The fact that George Soros took his investment firm private earlier this year may be the factor that potentially allows him to score big on a $2 billion bet: European bonds purchased from MF Global Holdings Ltd., Jon Corzine’s now-bankrupt securities firm.
Of course, Soros (left) is gambling his reputation, as well as money, on the possibility that the eurozone will succeed in avoiding defaults by the time the bonds mature at the end of 2012.
MF Global, before declaring bankruptcy on Oct. 31, had made its own big bet on European bonds, accumulating some $6.3 billion in short-term debt from Italy, Spain, Portugal, Belgium, and Ireland—some before Corzine even joined the firm. During the summer of 2011, however, according to a Wall Street Journal report, the staggering amount of debt in a steadily weakening economic environment spooked investors and drove the firm into bankruptcy.
This was despite the fact, according to testimony from Jon Corzine in a congressional hearing Thursday, that the bonds were held via “repurchase transactions to maturity” (RTMs or repos) that, according to Corzine, actually reduced the risk of holding the securities outright.
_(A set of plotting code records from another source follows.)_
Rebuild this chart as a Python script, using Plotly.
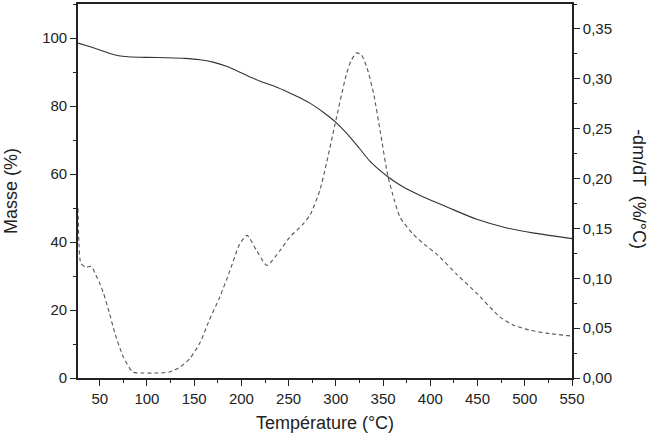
import plotly.graph_objects as go

# Mass curve (TGA), left axis
temp_mass = [27, 40, 50, 60, 70, 80, 100, 120, 140, 156, 170, 185, 195, 208, 220, 235, 250,
             262, 275, 287, 300, 312, 325, 336, 355, 370, 390, 420, 450, 480, 510, 530, 550]
mass = [98.5, 97.4, 96.5, 95.5, 94.8, 94.5, 94.3, 94.2, 94.0, 93.6, 92.9, 91.6, 90.4, 88.7,
        87.3, 85.8, 84.0, 82.4, 80.4, 78.1, 75.2, 71.8, 67.5, 63.8, 59.2, 56.4, 53.6, 50.0,
        46.6, 44.2, 42.6, 41.8, 41.0]

# Derivative curve (DTG), right axis
temp_dtg = [27, 28, 30, 35, 41, 46, 50, 54, 60, 66, 75, 85, 97, 110, 124, 135, 145, 156, 166,
            177, 188, 198, 206, 216, 227, 241, 251, 265, 273, 283, 290, 299, 311, 316, 322,
            327, 333, 340, 347, 355, 362, 368, 382, 395, 407, 428, 449, 474, 488, 505, 523, 550]
dtg = [0.17, 0.135, 0.115, 0.111, 0.112, 0.103, 0.095, 0.085, 0.066, 0.045, 0.021, 0.006, 0.005,
       0.005, 0.006, 0.011, 0.019, 0.035, 0.058, 0.081, 0.108, 0.134, 0.143, 0.128, 0.113,
       0.128, 0.141, 0.154, 0.164, 0.188, 0.215, 0.254, 0.304, 0.318, 0.326, 0.324, 0.311,
       0.285, 0.247, 0.203, 0.178, 0.161, 0.144, 0.133, 0.124, 0.104, 0.085, 0.061, 0.053,
       0.048, 0.045, 0.042]

x_title = "Température (°C)"
y_title = "Masse (%)"
y2_title = "-dm/dT  (%/°C)"

font_family = "Liberation Sans, Arial, sans-serif"

fig = go.Figure()
fig.add_trace(go.Scatter(x=temp_mass, y=mass, mode="lines",
                         line=dict(color="#333333", width=1.1, shape="spline", smoothing=0.8),
                         showlegend=False))
fig.add_trace(go.Scatter(x=temp_dtg, y=dtg, mode="lines", yaxis="y2",
                         line=dict(color="#555555", width=1.1, dash="4px,3px",
                                   shape="spline", smoothing=0.6),
                         showlegend=False))

axis_common = dict(showgrid=False, zeroline=False, showline=True, linecolor="#222222",
                   linewidth=1.6, ticks="outside", ticklen=6, tickwidth=1.3, tickcolor="#222222",
                   tickfont=dict(size=15, color="#222222", family=font_family))

fig.update_layout(
    width=652, height=441,
    margin=dict(l=78, r=80, t=2, b=63),
    paper_bgcolor="white", plot_bgcolor="white",
    separators=", ",
    font=dict(family=font_family, color="#222222"),
    xaxis=dict(range=[27, 550], dtick=50, tick0=0, mirror=True,
               minor=dict(dtick=25, ticks="outside", ticklen=3, tickcolor="#222222"),
               title=dict(text=x_title, font=dict(size=18), standoff=11),
               **axis_common),
    yaxis=dict(range=[0, 110], dtick=20, tick0=0,
               minor=dict(dtick=10, ticks="outside", ticklen=3, tickcolor="#222222"),
               title=dict(text=y_title, font=dict(size=18), standoff=20),
               **axis_common),
    yaxis2=dict(range=[0, 0.375], dtick=0.05, tick0=0, tickformat=".2f",
                overlaying="y", side="right",
                minor=dict(dtick=0.025, ticks="outside", ticklen=3, tickcolor="#222222"),
                **axis_common),
    annotations=[dict(text=y2_title, textangle=90, xref="paper", yref="paper",
                      x=1.0, y=0.505, xanchor="left", yanchor="middle", xshift=55,
                      showarrow=False, font=dict(size=18, color="#222222"))],
)

fig.write_html("out.html")
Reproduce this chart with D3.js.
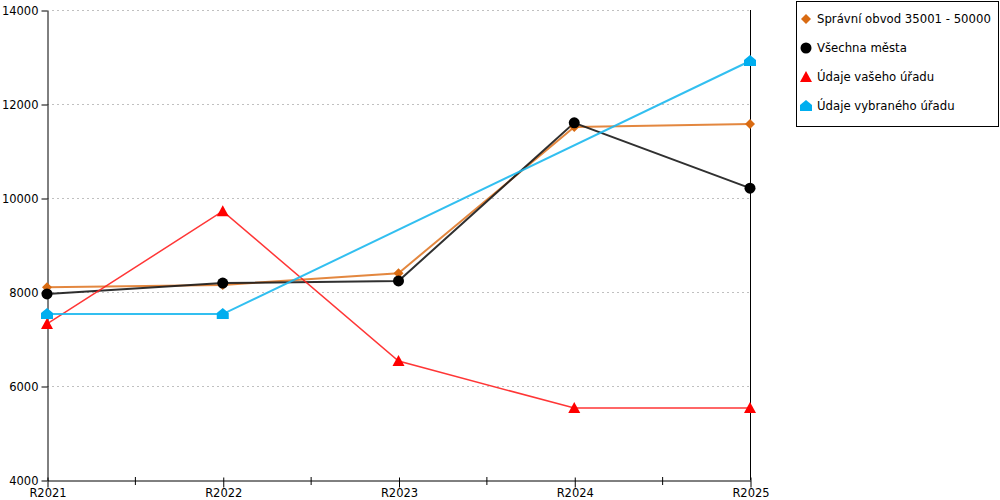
<!DOCTYPE html>
<html>
<head>
<meta charset="utf-8">
<script src="https://cdn.jsdelivr.net/npm/d3@7"></script>
<style>
  body { margin: 0; background: #fff; }
  svg { display: block; font-family: "DejaVu Sans", Verdana, sans-serif; }
</style>
</head>
<body>
<svg id="chart" width="1000" height="500"></svg>
<script>
// Data
const years = ["R2021", "R2022", "R2023", "R2024", "R2025"];
const obvod = [8100, 8150, 8400, 11510, 11575];
const vsechna = [7960, 8190, 8235, 11600, 10210];
const vasUrad = [7320, 9720, 6530, 5530, 5530];
const vybranyUrad = [7530, 7530, null, null, 12915];
const yTicks = [4000, 6000, 8000, 10000, 12000, 14000];

const series = [
  { name: "Správní obvod 35001 - 50000", values: obvod, color: "#e07a2a", mark: "#d96b12", shape: "diamond", w: 2 },
  { name: "Všechna města", values: vsechna, color: "#1a1a1a", mark: "#000", shape: "circle", w: 2 },
  { name: "Údaje vašeho úřadu", values: vasUrad, color: "#ff2020", mark: "#ff0000", shape: "triangle", w: 1.5 },
  { name: "Údaje vybraného úřadu", values: vybranyUrad, color: "#1cb8ee", mark: "#00aeef", shape: "house", w: 2 }
];

// Config
const plotL = 47, plotR = 750, plotT = 10, plotB = 480;
const svg = d3.select("#chart");

const x = d3.scalePoint().domain(years).range([plotL, plotR]);
const y = d3.scaleLinear().domain([4000, 14000]).range([plotB, plotT]);

// gridlines
svg.append("g")
  .selectAll("line")
  .data(yTicks.filter(d => d > 4000))
  .join("line")
  .attr("x1", plotL).attr("x2", plotR)
  .attr("y1", d => y(d) + 0.5).attr("y2", d => y(d) + 0.5)
  .attr("stroke", "#c0c0c0")
  .attr("stroke-dasharray", "2,3");

// y axis
const yAxis = svg.append("g")
  .attr("transform", `translate(${plotL + 0.5},0.5)`)
  .call(d3.axisLeft(y).tickValues(yTicks).tickFormat(d3.format("d"))
    .tickSize(6).tickSizeOuter(0).tickPadding(3));
yAxis.select(".domain").attr("stroke", "#000");
yAxis.selectAll("text").attr("font-size", 11.5).attr("fill", "#000")
  .attr("font-family", "DejaVu Sans, Verdana, sans-serif");

// right line
svg.append("line")
  .attr("x1", plotR + 0.5).attr("x2", plotR + 0.5)
  .attr("y1", plotT).attr("y2", plotB)
  .attr("stroke", "#000");

// x axis
const xAxis = svg.append("g")
  .attr("transform", `translate(0.5,${plotB + 0.5})`)
  .call(d3.axisBottom(x).tickSize(7).tickSizeOuter(0).tickPadding(1));
xAxis.select(".domain").attr("stroke", "#000");
xAxis.selectAll(".tick line").attr("y1", -3);
xAxis.selectAll("text").attr("font-size", 11.5).attr("fill", "#000")
  .attr("font-family", "DejaVu Sans, Verdana, sans-serif");

// half ticks between categories
const halves = years.slice(0, -1).map((d, i) => (x(d) + x(years[i + 1])) / 2);
svg.append("g")
  .selectAll("line")
  .data(halves)
  .join("line")
  .attr("x1", d => d + 0.5).attr("x2", d => d + 0.5)
  .attr("y1", plotB - 3).attr("y2", plotB + 5)
  .attr("stroke", "#000");

// marker shapes
function shapePath(shape, cx, cy) {
  if (shape === "diamond") {
    const r = 5;
    return `M${cx},${cy - r}L${cx + r},${cy}L${cx},${cy + r}L${cx - r},${cy}Z`;
  }
  if (shape === "triangle") {
    return `M${cx},${cy - 6}L${cx + 6},${cy + 5}L${cx - 6},${cy + 5}Z`;
  }
  if (shape === "house") {
    return `M${cx},${cy - 6}L${cx + 6},${cy - 1}L${cx + 6},${cy + 5}L${cx - 6},${cy + 5}L${cx - 6},${cy - 1}Z`;
  }
  return null;
}

function drawMarker(g, s, cx, cy) {
  if (s.shape === "circle") {
    g.append("circle").attr("cx", cx).attr("cy", cy).attr("r", 5.5).attr("fill", s.mark);
  } else {
    g.append("path").attr("d", shapePath(s.shape, cx, cy)).attr("fill", s.mark);
  }
}

// lines + markers
const line = d3.line()
  .x(d => x(d.year))
  .y(d => y(d.v));

series.forEach(s => {
  const pts = years.map((yr, i) => ({ year: yr, v: s.values[i] }));
  const valid = pts.filter(d => d.v !== null);
  svg.append("path")
    .datum(valid)
    .attr("d", line)
    .attr("fill", "none")
    .attr("stroke", s.color)
    .attr("stroke-width", s.w)
    .attr("stroke-opacity", 0.9);
});

series.forEach(s => {
  const g = svg.append("g");
  years.forEach((yr, i) => {
    if (s.values[i] !== null) drawMarker(g, s, x(yr), y(s.values[i]));
  });
});

// legend
const legend = svg.append("g");
legend.append("rect")
  .attr("x", 796.5).attr("y", 1.5)
  .attr("width", 202).attr("height", 125)
  .attr("fill", "#fff").attr("stroke", "#000");

series.forEach((s, i) => {
  const cy = 19 + i * 29;
  drawMarker(legend, s, 806, cy);
  legend.append("text")
    .attr("x", 817).attr("y", cy + 4)
    .attr("font-size", 11.7)
    .attr("fill", "#000")
    .text(s.name);
});
</script>
</body>
</html>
Said Corzine: “Financing the purchase of debt with RTMs allowed MF Global to reduce certain kinds of risk. Because RTMs financed MF Global’s purchase of the debt security to the security’s maturity, the RTMs eliminated the risk (referred to as ‘financing risk’) that at some point during the life of the security MF Global would not be able to find additional financing for the security, and would therefore be forced to sell the security, potentially at a loss. Elimination of the financing risk meant that MF Global’s market risk (arising from the fluctuation of the price of the underlying debt security) was significantly reduced.”